━━━ SUPPLIED MATERIAL

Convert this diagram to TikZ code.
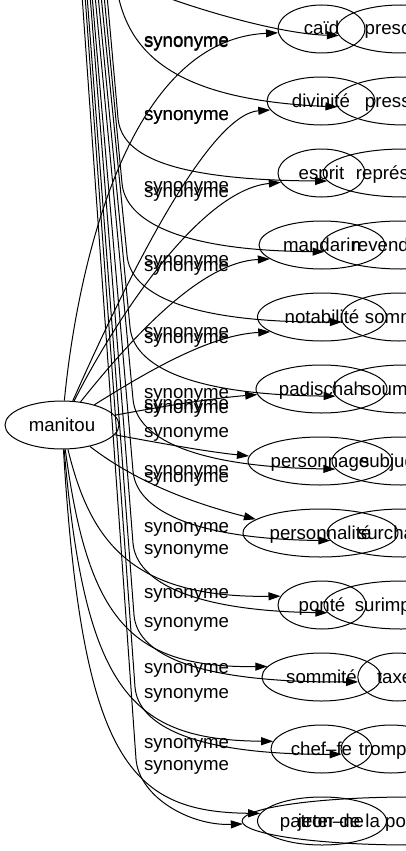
\documentclass[tikz,border=0pt]{standalone}
\usepackage{fontspec}
\setmainfont{Liberation Sans}
\usetikzlibrary{arrows.meta,shapes.geometric}

\begin{document}
\begin{tikzpicture}[
  x=1pt,y=-1pt,
  font=\fontsize{18.67}{22}\selectfont,
  line width=1pt,
  syn/.style={draw,ellipse,inner sep=0pt,minimum height=48pt,
    text height=12pt,text depth=0pt},
  lab/.style={anchor=base west,inner sep=0pt},
  arr/.style={-{Triangle[length=12pt,width=8pt]}}
]
\useasboundingbox (0,0) rectangle (406,851);
\clip (0,0) rectangle (406,851);

% manitou and its synonyms
\node[syn,minimum width=114pt] (manitou) at (62,425) {manitou};
\node[syn,minimum width=87pt]  (caid) at (321.5,29) {caïd};
\node[syn,minimum width=108pt] (divinite) at (321,101) {divinité};
\node[syn,minimum width=87pt]  (esprit) at (321.5,173) {esprit};
\node[syn,minimum width=126pt] (mandarin) at (322,245) {mandarin};
\node[syn,minimum width=129pt] (notabilite) at (322,317) {notabilité};
\node[syn,minimum width=131pt] (padischah) at (321.5,389) {padischah};
\node[syn,minimum width=144pt] (personnage) at (320,461) {personnage};
\node[syn,minimum width=155pt] (personnalite) at (320.5,533) {personnalité};
\node[syn,minimum width=88pt]  (ponte) at (322,605) {ponté};
\node[syn,minimum width=119pt] (sommite) at (321.5,677) {sommité};
\node[syn,minimum width=101pt] (chef) at (321.5,749) {chef–fe};
\node[syn,minimum width=129pt] (patron) at (322,821) {patron–ne};

% second graph, cut at the right edge
\node[syn,minimum width=128pt] (prescrire) at (401,29) {prescrire};
\node[syn,minimum width=137pt] (pressurer) at (404.4,101) {pressurer};
\node[syn,minimum width=161pt] (representer) at (403.7,173) {représenter};
\node[syn,minimum width=158pt] (revendiquer) at (401,245) {revendiquer};
\node[syn,minimum width=115pt] (sommer) at (398.7,317) {sommer};
\node[syn,minimum width=141pt] (soumettre) at (403.5,389) {soumettre};
\node[syn,minimum width=138pt] (subjuguer) at (401,461) {subjuguer};
\node[syn,minimum width=151pt] (surcharger) at (402.6,533) {surcharger};
\node[syn,minimum width=154pt] (surimposer) at (401,605) {surimposer};
\node[syn,minimum width=80pt]  (taxer) at (397.8,677) {taxer};
\node[syn,minimum width=100pt] (tromper) at (391,749) {tromper};
\node[syn,minimum width=337pt] (jeter) at (410.6,821) {jeter de la poudre aux yeux};

% edge labels
\node[lab] (l1) at (143.5,47) {synonyme};
\node[lab] (l2) at (143.5,47.5) {synonyme};
\node[lab] (l3) at (143.5,120) {synonyme};
\node[lab] (l4) at (143.5,120.5) {synonyme};
\node[lab] (l5) at (143.5,191) {synonyme};
\node[lab] (l6) at (143.5,197) {synonyme};
\node[lab] (l7) at (143.5,265) {synonyme};
\node[lab] (l8) at (143.5,271) {synonyme};
\node[lab] (l9) at (143.5,337) {synonyme};
\node[lab] (l10) at (143.5,343) {synonyme};
\node[lab] (l11) at (143.5,398) {synonyme};
\node[lab] (l12) at (143.5,409) {synonyme};
\node[lab] (l13) at (143.5,413) {synonyme};
\node[lab] (l14) at (143.5,437) {synonyme};
\node[lab] (l15) at (143.5,475) {synonyme};
\node[lab] (l16) at (143.5,482) {synonyme};
\node[lab] (l17) at (143.5,532) {synonyme};
\node[lab] (l18) at (143.5,554) {synonyme};
\node[lab] (l19) at (143.5,598) {synonyme};
\node[lab] (l20) at (143.5,627) {synonyme};
\node[lab] (l21) at (143.5,673) {synonyme};
\node[lab] (l22) at (143.5,698) {synonyme};
\node[lab] (l23) at (143.5,748) {synonyme};
\node[lab] (l24) at (143.5,770) {synonyme};

% manitou -> synonyms
\draw[arr] (manitou) .. controls (75,290) and (120,40) .. (caid.185);
\draw[arr] (manitou) .. controls (100,340) and (200,115) .. (divinite.190);
\draw[arr] (manitou) .. controls (115,320) and (200,190) .. (esprit.193);
\draw[arr] (manitou) .. controls (130,340) and (200,262) .. (mandarin.195);
\draw[arr] (manitou) .. controls (150,370) and (210,335) .. (notabilite.196);
\draw[arr] (manitou) .. controls (170,405) and (215,398) .. (padischah.185);
\draw[arr] (manitou) .. controls (170,445) and (210,452) .. (personnage.176);
\draw[arr] (manitou) .. controls (140,485) and (200,505) .. (personnalite.168);
\draw[arr] (manitou) .. controls (90,540) and (130,598) .. (ponte.168);
\draw[arr] (manitou) .. controls (88,620) and (130,668) .. (sommite.169);
\draw[arr] (manitou) .. controls (85,690) and (130,740) .. (chef.171);
\draw[arr] (manitou) .. controls (82,760) and (130,812) .. (patron.173);

% edges of the second graph, source above the picture
\coordinate (b1) at (160,-5);
\coordinate (b2) at (118,-5);
\coordinate (b3) at (107,-5);
\coordinate (b4) at (104,-5);
\coordinate (b5) at (101,-5);
\coordinate (b6) at (98,-5);
\coordinate (b7) at (95,-5);
\coordinate (b8) at (92,-5);
\coordinate (b9) at (90,-5);
\coordinate (b10) at (87,-5);
\coordinate (b11) at (85,-5);
\coordinate (b12) at (82,-5);
\draw[arr] (b1) .. controls (200,10) and (280,34) .. (prescrire.186);
\draw[arr] (b2) .. controls (130,50) and (170,100) .. (pressurer.185);
\draw[arr] (b3) -- (118,118) .. controls (121,153) and (163,180) .. (representer.186);
\draw[arr] (b4) -- (122,183) .. controls (125,221) and (180,251) .. (revendiquer.185);
\draw[arr] (b5) -- (127,255) .. controls (130,293) and (185,323) .. (sommer.185);
\draw[arr] (b6) -- (130,327) .. controls (133,365) and (188,395) .. (soumettre.186);
\draw[arr] (b7) -- (133,399) .. controls (136,437) and (191,467) .. (subjuguer.187);
\draw[arr] (b8) -- (133,471) .. controls (136,509) and (191,539) .. (surcharger.186);
\draw[arr] (b9) -- (133,543) .. controls (136,581) and (191,611) .. (surimposer.186);
\draw[arr] (b10) -- (134,615) .. controls (137,653) and (192,683) .. (taxer.187);
\draw[arr] (b11) -- (135,687) .. controls (138,725) and (193,755) .. (tromper.186);
\draw[arr] (b12) -- (136,759) .. controls (139,797) and (190,826) .. (jeter.181);
\end{tikzpicture}
\end{document}
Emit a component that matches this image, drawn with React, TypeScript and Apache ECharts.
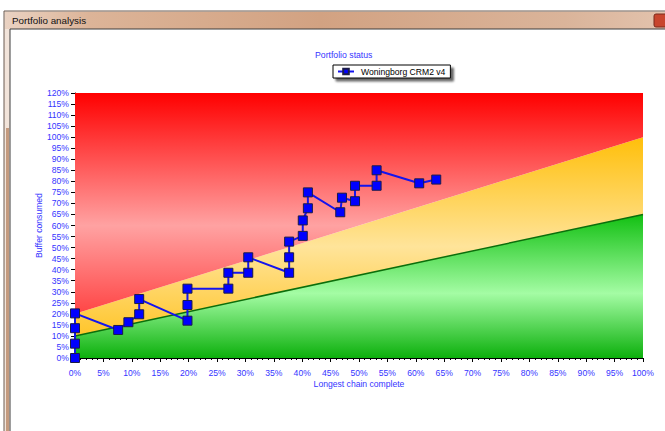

━━━━━━

Retype every entry verbatim and exclude the pictures from the copy.

• [FULL ANSWER]:
Convert this diagram to TikZ code.
\documentclass[tikz,border=0pt]{standalone}
\usepackage{fontspec}
\setmainfont{Liberation Sans}
\usetikzlibrary{arrows.meta,shapes.geometric}

\begin{document}
\begin{tikzpicture}[
  x=1pt,y=-1pt,
  font=\fontsize{18.67}{22}\selectfont,
  line width=1pt,
  syn/.style={draw,ellipse,inner sep=0pt,minimum height=48pt,
    text height=12pt,text depth=0pt},
  lab/.style={anchor=base west,inner sep=0pt},
  arr/.style={-{Triangle[length=12pt,width=8pt]}}
]
\useasboundingbox (0,0) rectangle (406,851);
\clip (0,0) rectangle (406,851);

% manitou and its synonyms
\node[syn,minimum width=114pt] (manitou) at (62,425) {manitou};
\node[syn,minimum width=87pt]  (caid) at (321.5,29) {caïd};
\node[syn,minimum width=108pt] (divinite) at (321,101) {divinité};
\node[syn,minimum width=87pt]  (esprit) at (321.5,173) {esprit};
\node[syn,minimum width=126pt] (mandarin) at (322,245) {mandarin};
\node[syn,minimum width=129pt] (notabilite) at (322,317) {notabilité};
\node[syn,minimum width=131pt] (padischah) at (321.5,389) {padischah};
\node[syn,minimum width=144pt] (personnage) at (320,461) {personnage};
\node[syn,minimum width=155pt] (personnalite) at (320.5,533) {personnalité};
\node[syn,minimum width=88pt]  (ponte) at (322,605) {ponté};
\node[syn,minimum width=119pt] (sommite) at (321.5,677) {sommité};
\node[syn,minimum width=101pt] (chef) at (321.5,749) {chef–fe};
\node[syn,minimum width=129pt] (patron) at (322,821) {patron–ne};

% second graph, cut at the right edge
\node[syn,minimum width=128pt] (prescrire) at (401,29) {prescrire};
\node[syn,minimum width=137pt] (pressurer) at (404.4,101) {pressurer};
\node[syn,minimum width=161pt] (representer) at (403.7,173) {représenter};
\node[syn,minimum width=158pt] (revendiquer) at (401,245) {revendiquer};
\node[syn,minimum width=115pt] (sommer) at (398.7,317) {sommer};
\node[syn,minimum width=141pt] (soumettre) at (403.5,389) {soumettre};
\node[syn,minimum width=138pt] (subjuguer) at (401,461) {subjuguer};
\node[syn,minimum width=151pt] (surcharger) at (402.6,533) {surcharger};
\node[syn,minimum width=154pt] (surimposer) at (401,605) {surimposer};
\node[syn,minimum width=80pt]  (taxer) at (397.8,677) {taxer};
\node[syn,minimum width=100pt] (tromper) at (391,749) {tromper};
\node[syn,minimum width=337pt] (jeter) at (410.6,821) {jeter de la poudre aux yeux};

% edge labels
\node[lab] (l1) at (143.5,47) {synonyme};
\node[lab] (l2) at (143.5,47.5) {synonyme};
\node[lab] (l3) at (143.5,120) {synonyme};
\node[lab] (l4) at (143.5,120.5) {synonyme};
\node[lab] (l5) at (143.5,191) {synonyme};
\node[lab] (l6) at (143.5,197) {synonyme};
\node[lab] (l7) at (143.5,265) {synonyme};
\node[lab] (l8) at (143.5,271) {synonyme};
\node[lab] (l9) at (143.5,337) {synonyme};
\node[lab] (l10) at (143.5,343) {synonyme};
\node[lab] (l11) at (143.5,398) {synonyme};
\node[lab] (l12) at (143.5,409) {synonyme};
\node[lab] (l13) at (143.5,413) {synonyme};
\node[lab] (l14) at (143.5,437) {synonyme};
\node[lab] (l15) at (143.5,475) {synonyme};
\node[lab] (l16) at (143.5,482) {synonyme};
\node[lab] (l17) at (143.5,532) {synonyme};
\node[lab] (l18) at (143.5,554) {synonyme};
\node[lab] (l19) at (143.5,598) {synonyme};
\node[lab] (l20) at (143.5,627) {synonyme};
\node[lab] (l21) at (143.5,673) {synonyme};
\node[lab] (l22) at (143.5,698) {synonyme};
\node[lab] (l23) at (143.5,748) {synonyme};
\node[lab] (l24) at (143.5,770) {synonyme};

% manitou -> synonyms
\draw[arr] (manitou) .. controls (75,290) and (120,40) .. (caid.185);
\draw[arr] (manitou) .. controls (100,340) and (200,115) .. (divinite.190);
\draw[arr] (manitou) .. controls (115,320) and (200,190) .. (esprit.193);
\draw[arr] (manitou) .. controls (130,340) and (200,262) .. (mandarin.195);
\draw[arr] (manitou) .. controls (150,370) and (210,335) .. (notabilite.196);
\draw[arr] (manitou) .. controls (170,405) and (215,398) .. (padischah.185);
\draw[arr] (manitou) .. controls (170,445) and (210,452) .. (personnage.176);
\draw[arr] (manitou) .. controls (140,485) and (200,505) .. (personnalite.168);
\draw[arr] (manitou) .. controls (90,540) and (130,598) .. (ponte.168);
\draw[arr] (manitou) .. controls (88,620) and (130,668) .. (sommite.169);
\draw[arr] (manitou) .. controls (85,690) and (130,740) .. (chef.171);
\draw[arr] (manitou) .. controls (82,760) and (130,812) .. (patron.173);

% edges of the second graph, source above the picture
\coordinate (b1) at (160,-5);
\coordinate (b2) at (118,-5);
\coordinate (b3) at (107,-5);
\coordinate (b4) at (104,-5);
\coordinate (b5) at (101,-5);
\coordinate (b6) at (98,-5);
\coordinate (b7) at (95,-5);
\coordinate (b8) at (92,-5);
\coordinate (b9) at (90,-5);
\coordinate (b10) at (87,-5);
\coordinate (b11) at (85,-5);
\coordinate (b12) at (82,-5);
\draw[arr] (b1) .. controls (200,10) and (280,34) .. (prescrire.186);
\draw[arr] (b2) .. controls (130,50) and (170,100) .. (pressurer.185);
\draw[arr] (b3) -- (118,118) .. controls (121,153) and (163,180) .. (representer.186);
\draw[arr] (b4) -- (122,183) .. controls (125,221) and (180,251) .. (revendiquer.185);
\draw[arr] (b5) -- (127,255) .. controls (130,293) and (185,323) .. (sommer.185);
\draw[arr] (b6) -- (130,327) .. controls (133,365) and (188,395) .. (soumettre.186);
\draw[arr] (b7) -- (133,399) .. controls (136,437) and (191,467) .. (subjuguer.187);
\draw[arr] (b8) -- (133,471) .. controls (136,509) and (191,539) .. (surcharger.186);
\draw[arr] (b9) -- (133,543) .. controls (136,581) and (191,611) .. (surimposer.186);
\draw[arr] (b10) -- (134,615) .. controls (137,653) and (192,683) .. (taxer.187);
\draw[arr] (b11) -- (135,687) .. controls (138,725) and (193,755) .. (tromper.186);
\draw[arr] (b12) -- (136,759) .. controls (139,797) and (190,826) .. (jeter.181);
\end{tikzpicture}
\end{document}
Emit a component that matches this image, drawn with React, TypeScript and Apache ECharts.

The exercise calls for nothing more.